● **GIVEN PROBLEM**
Pick out each line with the word "drawn" from the material that follows.

● **ENTRIES SHOWN**

--- Start ---

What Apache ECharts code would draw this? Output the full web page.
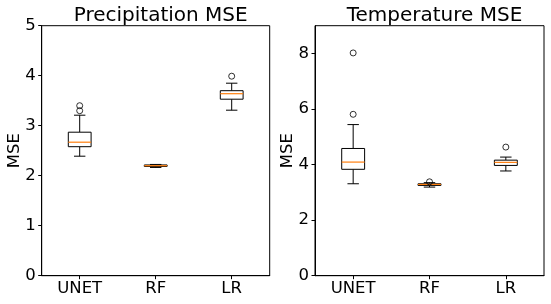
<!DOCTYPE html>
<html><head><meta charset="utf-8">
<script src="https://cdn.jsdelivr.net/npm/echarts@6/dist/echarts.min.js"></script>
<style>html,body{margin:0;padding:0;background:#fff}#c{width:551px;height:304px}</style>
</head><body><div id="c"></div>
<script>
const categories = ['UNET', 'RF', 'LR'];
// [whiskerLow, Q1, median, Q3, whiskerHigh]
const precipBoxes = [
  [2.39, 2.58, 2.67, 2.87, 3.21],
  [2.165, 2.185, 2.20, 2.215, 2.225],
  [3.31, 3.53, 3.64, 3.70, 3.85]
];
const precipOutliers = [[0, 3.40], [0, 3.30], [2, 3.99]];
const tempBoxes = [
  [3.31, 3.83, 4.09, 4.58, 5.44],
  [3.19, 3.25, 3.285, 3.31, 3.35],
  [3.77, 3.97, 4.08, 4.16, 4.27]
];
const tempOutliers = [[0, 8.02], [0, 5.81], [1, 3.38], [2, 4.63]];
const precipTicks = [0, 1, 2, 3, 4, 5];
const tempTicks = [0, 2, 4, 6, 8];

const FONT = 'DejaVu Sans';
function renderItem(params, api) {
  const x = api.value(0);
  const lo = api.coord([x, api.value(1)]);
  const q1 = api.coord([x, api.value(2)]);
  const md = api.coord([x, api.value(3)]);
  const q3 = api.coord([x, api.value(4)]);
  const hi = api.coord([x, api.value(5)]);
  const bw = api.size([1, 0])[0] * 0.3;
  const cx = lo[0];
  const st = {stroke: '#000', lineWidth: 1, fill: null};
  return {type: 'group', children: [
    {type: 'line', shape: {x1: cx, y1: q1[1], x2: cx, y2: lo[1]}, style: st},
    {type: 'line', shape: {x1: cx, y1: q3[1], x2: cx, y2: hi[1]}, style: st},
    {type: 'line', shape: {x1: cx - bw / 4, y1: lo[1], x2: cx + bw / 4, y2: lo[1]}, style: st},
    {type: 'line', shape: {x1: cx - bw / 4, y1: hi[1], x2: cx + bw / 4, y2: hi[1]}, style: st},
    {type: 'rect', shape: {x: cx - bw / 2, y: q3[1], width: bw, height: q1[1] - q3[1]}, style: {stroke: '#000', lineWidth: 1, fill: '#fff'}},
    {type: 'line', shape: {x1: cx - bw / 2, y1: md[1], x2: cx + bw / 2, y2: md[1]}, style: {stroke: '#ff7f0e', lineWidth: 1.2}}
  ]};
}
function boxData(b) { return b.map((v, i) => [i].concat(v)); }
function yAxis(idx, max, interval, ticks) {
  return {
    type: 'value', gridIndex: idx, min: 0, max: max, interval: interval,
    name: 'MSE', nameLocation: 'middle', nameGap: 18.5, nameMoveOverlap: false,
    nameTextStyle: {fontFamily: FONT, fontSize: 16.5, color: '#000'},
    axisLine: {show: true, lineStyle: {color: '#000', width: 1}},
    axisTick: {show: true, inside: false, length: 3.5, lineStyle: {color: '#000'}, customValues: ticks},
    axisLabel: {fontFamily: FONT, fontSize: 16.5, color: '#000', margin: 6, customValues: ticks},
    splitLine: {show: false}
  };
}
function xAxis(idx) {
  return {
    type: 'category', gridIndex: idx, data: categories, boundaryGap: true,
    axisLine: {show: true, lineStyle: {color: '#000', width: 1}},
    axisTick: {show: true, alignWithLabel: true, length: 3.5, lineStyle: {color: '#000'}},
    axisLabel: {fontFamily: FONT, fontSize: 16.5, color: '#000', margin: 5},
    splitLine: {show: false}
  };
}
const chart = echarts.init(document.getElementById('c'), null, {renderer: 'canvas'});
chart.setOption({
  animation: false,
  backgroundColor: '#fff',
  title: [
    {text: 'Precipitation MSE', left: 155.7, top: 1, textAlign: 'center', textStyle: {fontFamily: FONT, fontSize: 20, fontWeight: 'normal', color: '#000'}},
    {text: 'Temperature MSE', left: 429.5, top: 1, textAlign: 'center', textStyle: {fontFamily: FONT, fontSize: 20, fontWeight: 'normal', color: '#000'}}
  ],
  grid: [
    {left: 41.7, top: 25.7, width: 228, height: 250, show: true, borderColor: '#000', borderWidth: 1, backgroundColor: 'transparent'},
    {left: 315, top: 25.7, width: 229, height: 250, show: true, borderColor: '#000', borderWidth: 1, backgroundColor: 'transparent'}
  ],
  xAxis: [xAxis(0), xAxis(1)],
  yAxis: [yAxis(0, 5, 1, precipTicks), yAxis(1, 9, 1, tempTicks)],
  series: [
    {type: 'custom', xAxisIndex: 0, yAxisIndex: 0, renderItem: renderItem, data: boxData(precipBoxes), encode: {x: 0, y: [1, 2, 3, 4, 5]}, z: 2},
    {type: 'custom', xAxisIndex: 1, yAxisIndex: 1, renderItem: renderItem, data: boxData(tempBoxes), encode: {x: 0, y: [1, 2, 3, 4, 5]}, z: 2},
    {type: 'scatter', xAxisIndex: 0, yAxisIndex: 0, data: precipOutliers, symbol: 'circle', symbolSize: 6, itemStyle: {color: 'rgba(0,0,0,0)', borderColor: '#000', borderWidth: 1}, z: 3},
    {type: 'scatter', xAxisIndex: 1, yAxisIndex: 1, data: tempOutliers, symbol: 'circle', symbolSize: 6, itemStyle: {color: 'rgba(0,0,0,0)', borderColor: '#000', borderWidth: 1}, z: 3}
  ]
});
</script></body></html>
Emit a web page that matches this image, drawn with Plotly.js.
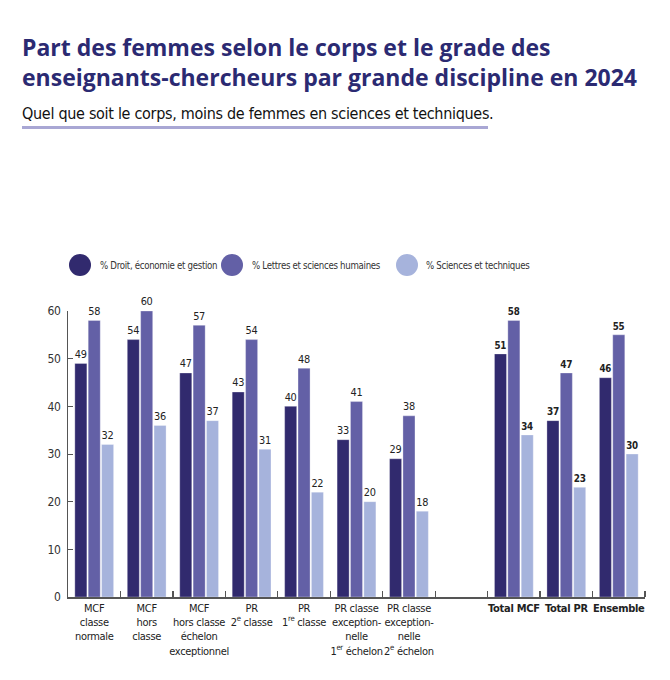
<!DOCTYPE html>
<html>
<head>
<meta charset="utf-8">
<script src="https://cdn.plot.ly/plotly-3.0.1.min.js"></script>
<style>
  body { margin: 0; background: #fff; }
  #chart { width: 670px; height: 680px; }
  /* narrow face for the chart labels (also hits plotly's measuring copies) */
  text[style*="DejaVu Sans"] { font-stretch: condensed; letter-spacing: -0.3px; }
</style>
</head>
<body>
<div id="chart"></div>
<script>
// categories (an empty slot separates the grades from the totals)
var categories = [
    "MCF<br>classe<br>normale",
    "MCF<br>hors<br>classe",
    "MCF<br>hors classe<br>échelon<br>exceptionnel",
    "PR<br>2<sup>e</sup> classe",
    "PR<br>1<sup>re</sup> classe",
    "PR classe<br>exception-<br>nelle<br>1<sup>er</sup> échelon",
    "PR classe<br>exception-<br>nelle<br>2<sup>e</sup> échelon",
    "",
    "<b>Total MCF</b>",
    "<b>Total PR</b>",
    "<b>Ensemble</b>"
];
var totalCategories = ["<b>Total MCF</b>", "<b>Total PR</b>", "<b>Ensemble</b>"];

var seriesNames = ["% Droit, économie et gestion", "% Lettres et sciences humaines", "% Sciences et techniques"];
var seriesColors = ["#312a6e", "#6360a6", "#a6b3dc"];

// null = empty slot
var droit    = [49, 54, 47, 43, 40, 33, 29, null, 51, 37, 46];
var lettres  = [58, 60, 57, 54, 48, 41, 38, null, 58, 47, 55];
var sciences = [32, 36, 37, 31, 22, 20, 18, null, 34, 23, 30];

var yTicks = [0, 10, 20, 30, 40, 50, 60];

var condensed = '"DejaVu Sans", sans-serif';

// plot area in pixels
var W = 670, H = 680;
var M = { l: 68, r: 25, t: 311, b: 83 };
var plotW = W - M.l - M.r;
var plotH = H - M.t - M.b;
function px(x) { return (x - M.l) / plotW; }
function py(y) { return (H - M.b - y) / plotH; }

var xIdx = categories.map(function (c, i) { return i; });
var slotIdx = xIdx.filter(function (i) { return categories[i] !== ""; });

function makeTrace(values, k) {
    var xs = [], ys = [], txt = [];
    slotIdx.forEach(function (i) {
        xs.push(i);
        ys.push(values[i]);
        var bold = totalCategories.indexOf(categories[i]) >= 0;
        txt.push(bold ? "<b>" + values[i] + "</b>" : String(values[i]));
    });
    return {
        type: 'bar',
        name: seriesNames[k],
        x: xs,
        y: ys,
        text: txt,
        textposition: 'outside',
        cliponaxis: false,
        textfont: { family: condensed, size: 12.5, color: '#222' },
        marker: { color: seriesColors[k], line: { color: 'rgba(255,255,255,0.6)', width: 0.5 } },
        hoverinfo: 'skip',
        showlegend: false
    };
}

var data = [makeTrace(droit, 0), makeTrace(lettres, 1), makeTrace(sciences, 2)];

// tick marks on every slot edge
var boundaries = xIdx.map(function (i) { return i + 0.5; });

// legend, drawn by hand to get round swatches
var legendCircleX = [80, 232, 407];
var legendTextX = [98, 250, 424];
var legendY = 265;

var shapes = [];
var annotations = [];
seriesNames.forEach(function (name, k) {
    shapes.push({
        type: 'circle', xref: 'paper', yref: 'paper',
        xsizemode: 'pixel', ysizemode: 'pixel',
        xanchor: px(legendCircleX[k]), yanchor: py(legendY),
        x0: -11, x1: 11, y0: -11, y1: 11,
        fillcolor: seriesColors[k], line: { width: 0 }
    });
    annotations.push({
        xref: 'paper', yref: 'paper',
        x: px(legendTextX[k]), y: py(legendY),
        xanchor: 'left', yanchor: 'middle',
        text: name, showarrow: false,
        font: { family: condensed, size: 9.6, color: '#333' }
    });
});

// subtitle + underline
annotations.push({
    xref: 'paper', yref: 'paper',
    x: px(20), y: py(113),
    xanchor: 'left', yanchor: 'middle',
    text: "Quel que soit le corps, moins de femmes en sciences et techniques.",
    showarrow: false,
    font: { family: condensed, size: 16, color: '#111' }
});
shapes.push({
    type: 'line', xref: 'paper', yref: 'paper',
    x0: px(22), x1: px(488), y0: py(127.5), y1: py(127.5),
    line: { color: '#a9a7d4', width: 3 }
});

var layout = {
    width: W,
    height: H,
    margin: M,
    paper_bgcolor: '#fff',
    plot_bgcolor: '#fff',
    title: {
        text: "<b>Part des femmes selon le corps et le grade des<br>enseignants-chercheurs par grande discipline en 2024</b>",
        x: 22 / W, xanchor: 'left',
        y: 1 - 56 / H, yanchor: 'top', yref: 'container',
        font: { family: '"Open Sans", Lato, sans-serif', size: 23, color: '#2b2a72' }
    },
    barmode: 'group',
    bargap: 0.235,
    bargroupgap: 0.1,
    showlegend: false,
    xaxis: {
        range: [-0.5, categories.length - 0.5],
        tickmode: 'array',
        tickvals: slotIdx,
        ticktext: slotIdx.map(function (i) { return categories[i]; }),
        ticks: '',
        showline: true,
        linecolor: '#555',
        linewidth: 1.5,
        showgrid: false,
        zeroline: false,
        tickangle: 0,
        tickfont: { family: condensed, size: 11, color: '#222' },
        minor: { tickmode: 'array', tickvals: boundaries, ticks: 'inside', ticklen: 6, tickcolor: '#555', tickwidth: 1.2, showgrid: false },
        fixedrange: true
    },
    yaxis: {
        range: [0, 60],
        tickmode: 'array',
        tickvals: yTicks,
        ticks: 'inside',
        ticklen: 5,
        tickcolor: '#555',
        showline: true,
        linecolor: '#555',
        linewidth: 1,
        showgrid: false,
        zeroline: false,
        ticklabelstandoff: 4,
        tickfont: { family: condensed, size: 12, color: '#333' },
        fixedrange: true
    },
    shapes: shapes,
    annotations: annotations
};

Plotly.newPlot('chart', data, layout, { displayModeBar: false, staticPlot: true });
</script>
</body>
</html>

--- End ---

● **FINISHED ANSWER**
Emit a web page that matches this image, drawn with Plotly.js.
// legend, drawn by hand to get round swatches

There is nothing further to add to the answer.